Sin embargo, habría que pensar también en qué sería hoy el mundo si prescindiéramos del diálogo, y nuestras diferencias sociales solo se pudiesen resolver mediante las imposiciones, los autoritarismos, y las descalificaciones violentas de quienes tienen convicciones diferentes.
Por supuesto, es real que los problemas de los cubanos no se resuelven con un simple abrazo entre los que piensan distinto: eso sería una solución pasajera, y nada realista. Necesitamos que los diálogos ganen en calidad (tenemos que aprender a escuchar las razones del otro, por ejemplo), pero necesitamos que al diálogo le siga el debate efectivo que consiga llevar a la práctica las excelencias de esas ideas discutidas. Sin práctica donde medir la validez de esas ideas (recordar a Marx), todo se quedaría en la divagación escolástica.
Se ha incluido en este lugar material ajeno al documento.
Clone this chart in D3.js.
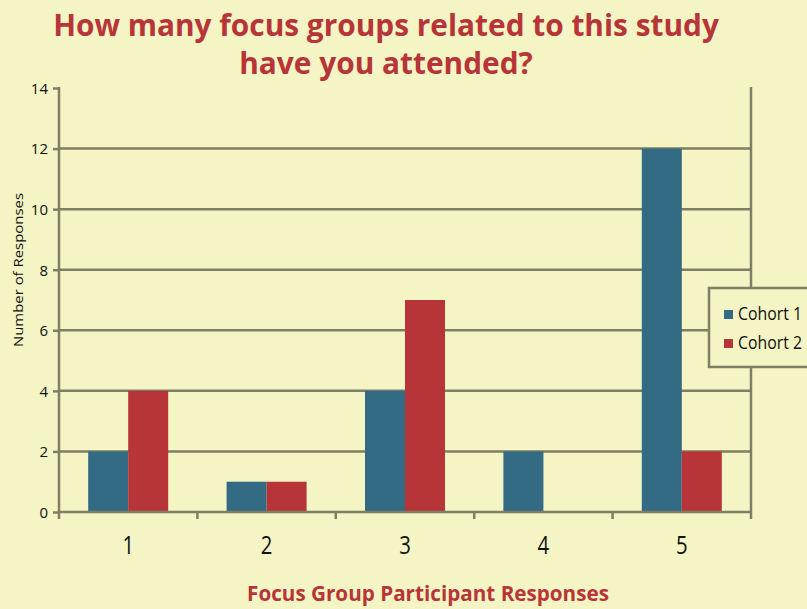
<!DOCTYPE html>
<html>
<head>
<meta charset="utf-8">
<script src="https://cdn.jsdelivr.net/npm/d3@7"></script>
<style>
  html, body { margin: 0; padding: 0; background: #f4f4c4; }
  svg { display: block; }
</style>
</head>
<body>
<div id="chart"></div>
<script>
(function(){
    var width = 807, height = 609;

    // data
    var categories = ["1", "2", "3", "4", "5"];
    var seriesNames = ["Cohort 1", "Cohort 2"];
    var cohort1 = [2, 1, 4, 2, 12];
    var cohort2 = [4, 1, 7, 0, 2];
    var yTicks = [0, 2, 4, 6, 8, 10, 12, 14];
    var titleLines = ["How many focus groups related to this study", "have you attended?"];

    var colors = ["#336a84", "#b73538"];
    var gridColor = "#7f7f66";
    var bg = "#f4f4c4";
    var font = "'Open Sans', sans-serif";

    var margin = {left: 59, right: 56, top: 88, bottom: 97};

    var svg = d3.select("#chart")
    .append("svg")
    .attr("width", width)
    .attr("height", height);

    svg.append("rect")
    .attr("width", width)
    .attr("height", height)
    .attr("fill", bg);

    var x = d3.scaleBand()
    .domain(categories)
    .range([margin.left, width - margin.right]);

    var x1 = d3.scaleBand()
    .domain(seriesNames)
    .range([0, x.bandwidth()])
    .paddingInner(0)
    .paddingOuter(0.73);

    var y = d3.scaleLinear()
    .domain([0, 14])
    .range([height - margin.bottom, margin.top]);

    // gridlines
    svg.append("g")
    .selectAll("line")
    .data(yTicks.filter(function(d){ return d > 0 && d < 14; }))
    .enter().append("line")
    .attr("x1", margin.left)
    .attr("x2", width - margin.right)
    .attr("y1", function(d){ return y(d); })
    .attr("y2", function(d){ return y(d); })
    .attr("stroke", gridColor)
    .attr("stroke-width", 2.5);

    // right border line
    svg.append("line")
    .attr("x1", width - margin.right)
    .attr("x2", width - margin.right)
    .attr("y1", y(14) - 1)
    .attr("y2", y(0))
    .attr("stroke", gridColor)
    .attr("stroke-width", 2.5);

    // bars
    var rows = categories.map(function(c, i){
        return {cat: c, values: [cohort1[i], cohort2[i]]};
    });

    svg.append("g")
    .selectAll("g")
    .data(rows)
    .enter().append("g")
    .attr("transform", function(d){ return "translate(" + x(d.cat) + ",0)"; })
    .selectAll("rect")
    .data(function(d){
        return d.values.map(function(v, j){ return {name: seriesNames[j], value: v, j: j}; });
    })
    .enter().append("rect")
    .attr("x", function(d){ return x1(d.name); })
    .attr("width", x1.bandwidth())
    .attr("y", function(d){ return y(d.value); })
    .attr("height", function(d){ return y(0) - y(d.value); })
    .attr("fill", function(d){ return colors[d.j]; });

    // y axis
    var yAxis = svg.append("g")
    .attr("transform", "translate(" + margin.left + ",0)")
    .call(d3.axisLeft(y).tickValues(yTicks).tickSize(6).tickPadding(5));
    yAxis.select(".domain").attr("stroke", gridColor).attr("stroke-width", 2.5)
    .attr("d", "M0," + (y(14) - 1) + "V" + y(0));
    yAxis.selectAll(".tick line").attr("stroke", gridColor).attr("stroke-width", 2.5);
    yAxis.selectAll(".tick text")
    .attr("fill", "#111")
    .attr("dy", "0.36em")
    .style("font-family", font)
    .style("font-size", "15px");

    // x axis
    var xAxis = svg.append("g")
    .attr("transform", "translate(0," + y(0) + ")")
    .call(d3.axisBottom(x).tickSize(0).tickPadding(0));
    xAxis.select(".domain").attr("stroke", gridColor).attr("stroke-width", 2.5)
    .attr("d", "M" + margin.left + ",0H" + (width - margin.right));
    xAxis.selectAll(".tick text")
    .attr("fill", "#111")
    .attr("dy", null)
    .attr("y", 0)
    .attr("transform", "translate(0,42) scale(0.78,1)")
    .style("font-family", font)
    .style("font-size", "26px");

    // category boundary ticks
    var bounds = categories.map(function(c){ return x(c); }).concat([width - margin.right]);
    svg.append("g")
    .selectAll("line")
    .data(bounds)
    .enter().append("line")
    .attr("x1", function(d){ return d; })
    .attr("x2", function(d){ return d; })
    .attr("y1", y(0))
    .attr("y2", y(0) + 7)
    .attr("stroke", gridColor)
    .attr("stroke-width", 2.5);

    // title
    var title = svg.append("g")
    .selectAll("text")
    .data(titleLines)
    .enter().append("text")
    .attr("x", 386)
    .attr("y", function(d, i){ return 36 + i * 38; })
    .attr("text-anchor", "middle")
    .attr("fill", "#b73538")
    .style("font-family", font)
    .style("font-weight", "bold")
    .style("font-size", "30px")
    .text(function(d){ return d; });

    // shrink title to the width seen in the picture
    var first = title.filter(function(d, i){ return i === 0; }).node();
    var w = first.getComputedTextLength();
    title.style("font-size", (30 * 666 / w) + "px");

    // axis titles
    svg.append("text")
    .attr("transform", "translate(23," + ((y(0) + y(14)) / 2 - 30) + ") rotate(-90)")
    .attr("text-anchor", "middle")
    .attr("fill", "#111")
    .attr("textLength", 154)
    .attr("lengthAdjust", "spacingAndGlyphs")
    .style("font-family", font)
    .style("font-size", "13px")
    .text("Number of Responses");

    var xt = svg.append("text")
    .attr("x", 428)
    .attr("y", 601)
    .attr("text-anchor", "middle")
    .attr("fill", "#b73538")
    .style("font-family", font)
    .style("font-weight", "bold")
    .style("font-size", "19px")
    .text("Focus Group Participant Responses");
    var xw = xt.node().getComputedTextLength();
    xt.style("font-size", (19 * 362 / xw) + "px");

    // legend
    var legend = svg.append("g").attr("transform", "translate(709,288)");
    legend.append("rect")
    .attr("width", 110)
    .attr("height", 79)
    .attr("fill", bg)
    .attr("stroke", gridColor)
    .attr("stroke-width", 2.5);

    var items = legend.selectAll(".item")
    .data(seriesNames)
    .enter().append("g")
    .attr("class", "item")
    .attr("transform", function(d, i){ return "translate(15," + (22 + i * 29) + ")"; });
    items.append("rect")
    .attr("width", 9)
    .attr("height", 9)
    .attr("fill", function(d, i){ return colors[i]; });
    items.append("text")
    .attr("x", 14)
    .attr("y", 10)
    .attr("fill", "#111")
    .attr("textLength", 64)
    .attr("lengthAdjust", "spacingAndGlyphs")
    .style("font-family", font)
    .style("font-size", "18px")
    .text(function(d){ return d; });
})();
</script>
</body>
</html>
Entonces, ¿para qué sirve el diálogo? Una respuesta elemental aludiría a lo básicamente comunicativo. Un diálogo, en efecto, sirve para intercambiar los “Buenos días” con alguien que ha vivido veinte años al lado de nuestra casa, y nunca ha dejado de ser un extraño. Pero para mí la importancia del diálogo más auténtico (el más difícil de construir) es que nos permite crecer como seres humanos a través del cultivo de la buena conversación, algo que lamentablemente se está perdiendo a nivel de sociedad (no se pueden comparar las antiguas tertulias de café con los intercambios que hoy se viven en las redes sociales).
Claro, que en una buena conversación no valen tanto los individuos por sus nombres propios, como las preguntas y respuestas que estos sepan poner a salvo del lugar común. Como apuntaría Gadamer:
“Ello se debe a que el juego transparente de pregunta y respuesta no tiene lugar entre personas que saben sino entre personas que preguntan. Sócrates parece confirmar verdaderamente que basta uno solo para llevar una conversación. Sin embargo, el verdadero arte de llevar una conversación es aquel en el que ambos interlocutores se ven llevados. Esta es entonces una verdadera conversación, una conversación que lleva a algo”.
Lo que Diego y David nos ofrecieron desde hace años en Fresa y chocolate fue una clase de buena conversación, de diálogo inteligente y productivo. Y la prueba más contundente que tengo es que, minutos después de haberla visto, ya nunca más fui el mismo.